In the Middle Ages, boiled linseed oil was created by boiling linseed oil with lead oxide (litharge). The lead oxide forms lead "soaps" (lead oxide is alkaline) which promotes polymerization of the linseed oil and the heating further reduces its drying time.
Due to its more rapid polymerization, Boiled Linseed Oil should be considered more of a fire hazard than the Raw or Pure varieties.
How I use it
OK, the chemistry lesson is over. Boiled Linseed Oil (BLO from here on out) is pretty viscous and as noted above, by itself, not a good long term finish. So I use a blend of 1/3 BLO, 1/3 Varnish, 1/3 Mineral Spirits. This flows more easily and more quickly builds a nice sheen that's also more durable than BLO alone.
I generally make it a quart at a time. That first coat is rather generous as much of it will be absorbed into the wood's pores. Subsequent coats are ragged on and will dry in 6-8 hours making building a sufficient finish more tolerable to the impatient woodworker (me). Stuff I use around the shop gets 2 coats (allows you to easily scrape off glue and differentiates that piece of wood from scrap wood). Furniture that leaves the shop gets 4 coats, sometimes more if it will see high use. Even this isn't sufficient for something like a tabletop, that gets a top coat of polyurethane or lacquer.

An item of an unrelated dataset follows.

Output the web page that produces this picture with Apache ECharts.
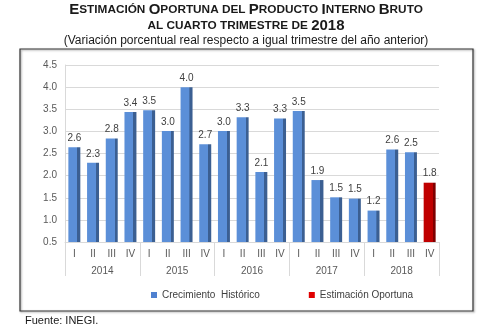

 Merrifield, Mary P. (2012). Medieval and Renaissance Treatises on the Arts of Painting: Original Texts. Dover Publications, Inc. ISBN 978-0486142241.
Another very common finish both on its own and in conjunction with linseed oil is beeswax. Rubbed into the surface of wood you get a nice finish, though not very durable. Applied over an oil finish, it looks even better and is the way we see it used later in period and into modern times.
Cennino Cennini mentions varnish in his Il Libro dell'Arte and Theophilus Presbyter gives two recipes for making it in his early 12th Century De diversis artibus. His varnish recipes are basically the same as we have from post-Rennasiance authors like Andre Roubo (L'Art du Menuisier, 1769).